Arizona has so far remained steadfastly opposed to statewide legislation restricting the use of handheld devices by drivers. Much like the stance taken in Texas, state legislators in Arizona have focused on allowing local municipalities to pass whatever local ordinances they feel best suit the needs of their citizens. But at least one state legislator feels that is not enough and has recently made statements that he will soon introduce legislation for a statewide ban on distracted driving.
Arizona State Senator-Elect Steve Farley said he was first to propose legislation aimed at texting and driving in 2007. Last week Farley he told local media he will re-introduce similar legislation next year which he will vehemently pursue in order to put Arizona on a par with other states which already passed similar legislation.

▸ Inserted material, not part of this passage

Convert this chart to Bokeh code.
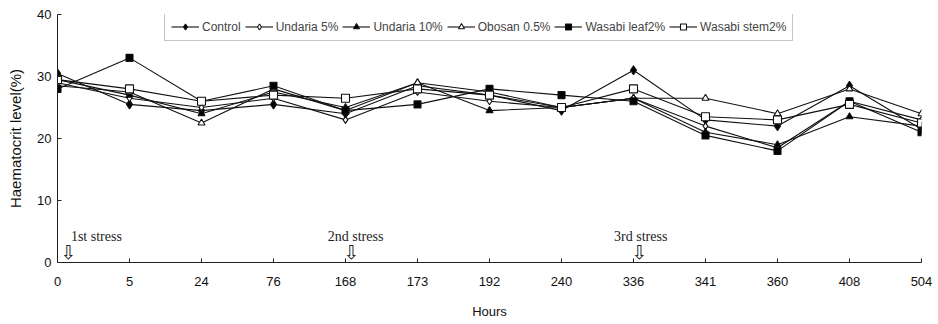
from bokeh.plotting import figure
from bokeh.models import Range1d, FixedTicker, Legend, LegendItem, ColumnDataSource
from bokeh.core.properties import value
from bokeh.embed import file_html
from bokeh.resources import INLINE

hours = ["0", "5", "24", "76", "168", "173", "192", "240", "336", "341", "360", "408", "504"]
control      = [30.5, 25.5, 24.5, 25.5, 24.0, 28.5, 27.0, 24.5, 31.0, 23.0, 22.0, 28.5, 21.5]
undaria5     = [29.0, 26.5, 25.0, 26.5, 23.0, 27.5, 26.0, 25.0, 26.5, 22.0, 18.5, 26.0, 23.0]
undaria10    = [29.5, 27.0, 24.0, 27.5, 25.0, 29.0, 24.5, 25.0, 26.5, 21.0, 19.0, 23.5, 22.0]
obosan       = [28.5, 27.5, 22.5, 28.0, 24.5, 29.0, 27.5, 25.0, 26.5, 26.5, 24.0, 28.0, 24.0]
wasabi_leaf  = [28.0, 33.0, 26.0, 28.5, 24.5, 25.5, 28.0, 27.0, 26.0, 20.5, 18.0, 26.0, 21.0]
wasabi_stem  = [29.5, 28.0, 26.0, 27.0, 26.5, 28.0, 27.0, 25.0, 28.0, 23.5, 23.0, 25.5, 22.5]

series_names = ["Control", "Undaria 5%", "Undaria 10%", "Obosan 0.5%", "Wasabi leaf2%", "Wasabi stem2%"]
series_vals = [control, undaria5, undaria10, obosan, wasabi_leaf, wasabi_stem]
markers = ["diamond", "diamond", "triangle", "triangle", "square", "square"]
fills = ["black", "white", "black", "white", "black", "white"]
sizes = [9, 7, 7, 7, 7, 8]

stress_labels = ["1st stress", "2nd stress", "3rd stress"]
stress_hours = ["0", "168", "336"]

xs = list(range(len(hours)))

p = figure(width=936, height=322, output_backend="svg", toolbar_location=None,
           x_range=Range1d(0, len(hours) - 1), y_range=Range1d(0, 40),
           min_border_left=57, min_border_right=15, min_border_top=14, min_border_bottom=60)
p.outline_line_color = None
p.xgrid.visible = False
p.ygrid.visible = False
p.background_fill_color = "white"

items = []
for name, vals, mk, fc, sz in zip(series_names, series_vals, markers, fills, sizes):
    src = ColumnDataSource(dict(x=xs, y=vals))
    r1 = p.line("x", "y", source=src, line_color="#111111", line_width=1.1)
    r2 = p.scatter("x", "y", source=src, marker=mk, size=sz, fill_color=fc,
                   line_color="#111111", line_width=1.1)
    items.append(LegendItem(label=name, renderers=[r1, r2]))

legend = Legend(items=items, orientation="horizontal", location=(107, 221),
                glyph_width=28, glyph_height=15, label_standoff=3, spacing=4,
                padding=6, margin=0, label_text_font="Liberation Sans",
                label_text_font_size="12px", label_height=15,
                border_line_color="#888888", border_line_width=1,
                background_fill_alpha=1.0)
p.add_layout(legend, "center")

# stress annotations
sidx = [hours.index(h) for h in stress_hours]
label_x = [sidx[0] + 0.54, sidx[1] + 0.14, sidx[2] + 0.1]
arrow_x = [i + 0.15 for i in sidx[:1]] + [i + 0.08 for i in sidx[1:]]
p.text(x=label_x, y=[3.0] * 3, text=stress_labels, text_font=value("Liberation Serif"),
       text_font_size="14px", text_align="center", text_baseline="bottom", text_color="#222222")
p.text(x=arrow_x, y=[0.0] * 3, text=["\u21e9"] * 3, text_font=value("DejaVu Sans"),
       text_font_size="19px", text_align="center", text_baseline="bottom", text_color="#222222")

p.xaxis.ticker = FixedTicker(ticks=xs)
p.xaxis.major_label_overrides = {i: h for i, h in zip(xs, hours)}
p.yaxis.ticker = FixedTicker(ticks=[0, 10, 20, 30, 40])
p.xaxis.axis_label = "Hours"
p.yaxis.axis_label = "Haematocrit level(%)"
for ax in (p.xaxis, p.yaxis):
    ax.axis_line_color = "#222222"
    ax.major_tick_line_color = "#222222"
    ax.major_tick_in = 4
    ax.major_tick_out = 0
    ax.minor_tick_line_color = None
    ax.major_label_text_font = "Liberation Sans"
    ax.major_label_text_font_size = "13px"
    ax.major_label_text_color = "#111111"
    ax.axis_label_text_font = "Liberation Sans"
    ax.axis_label_text_font_style = "normal"
    ax.axis_label_text_color = "#111111"
p.xaxis.major_label_standoff = 14
p.xaxis.axis_label_standoff = 15
p.xaxis.axis_label_text_font_size = "13px"
p.yaxis.major_label_standoff = 6
p.yaxis.axis_label_standoff = 10
p.yaxis.axis_label_text_font_size = "15px"

open("out.html", "w").write(file_html(p, INLINE))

According to the National Highway Traffic Safety Administration distracted driving is now the leading cause of fatal vehicle collisions in the United States. The NHTSA said distracted driving is now more dangerous than drink and driving, and suggested that the federal government pass a nationwide ban on the activity in an effort to promote public safety. the U.S. Congress, already contentiously debating the nation’s finances passed the buck on legislation to state legislators who have gradually undertaken to promote public safety in their jurisdiction.
In states where such laws exist drivers who violate the law face fines, fees and points added to their license, not to mention a statistically significant increased risk of being involved in a fatal collision as a result of their distracted driving behavior.